Por eso, aunque parezca contraintuitivo, para ganar este pulso no podemos limitarnos a desmentir las mentiras que se lanzan contra la inmigración, como no funciona explicar con todo lujo de detalles para qué sirven los impuestos. Hay que devolverle a la gente la seguridad en su propia vida: ir a la raíz del problema y erradicar el miedo.
Por ejemplo, replanteando el acceso a la vivienda. No me refiero al acceso al alquiler o a abaratar precios –eso, en este caso, no resuelve nada–, sino a garantizar que todas las familias puedan invertir y ahorrar igual que quienes tienen una vivienda en propiedad.

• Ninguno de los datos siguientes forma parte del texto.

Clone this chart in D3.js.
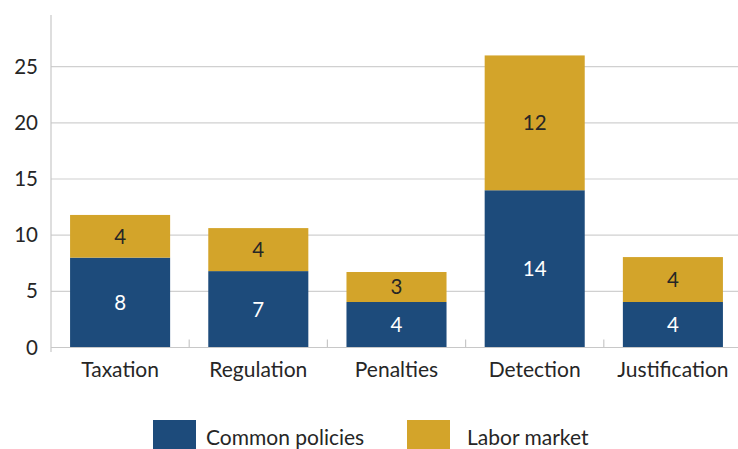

Durante los últimos 50 años, la vivienda ha sido sinónimo de seguridad económica para muchas familias. ¿Cómo podemos hacer para que todas las familias vuelvan a encontrar esa seguridad?
Quizás, también, sería conveniente replantear la manera en que hablamos del cambio climático. Llama la atención cómo en tantas ciudades españolas se están abriendo “refugios climáticos” que, con impecables intenciones, perpetúan la idea de que el calentamiento global es una especie de bomba nuclear frente a la que los ciudadanos no podemos hacer otra cosa que “refugiarnos” –antes en una estación de metro, ahora en centro cultural. Podríamos, como propone César Rendueles, apostar por una “abundancia de frigorías”: no resignarnos a la mínima inversión y transformar las ciudades por completo para enfrentar este reto.
Y rebelarnos, incluso en lo más íntimo y personal, sobre todo en la vida diaria, contra la tentación de replicar acríticamente las ideas que nos invitan a pensar el mundo como un lugar escaso y peligroso; incluso cuando esa visión parezca servir, en el corto plazo, para impulsar medidas necesarias, como ocurrió en su momento con el cambio climático. Porque el paradigma de la escasez sólo puede conducir a la lucha de unos contra otros; a la competición, al pánico, a la fragmentación de la sociedad entre víctimas y supervivientes del colapso. Y es precisamente ese miedo el que alumbra la internacional del odio.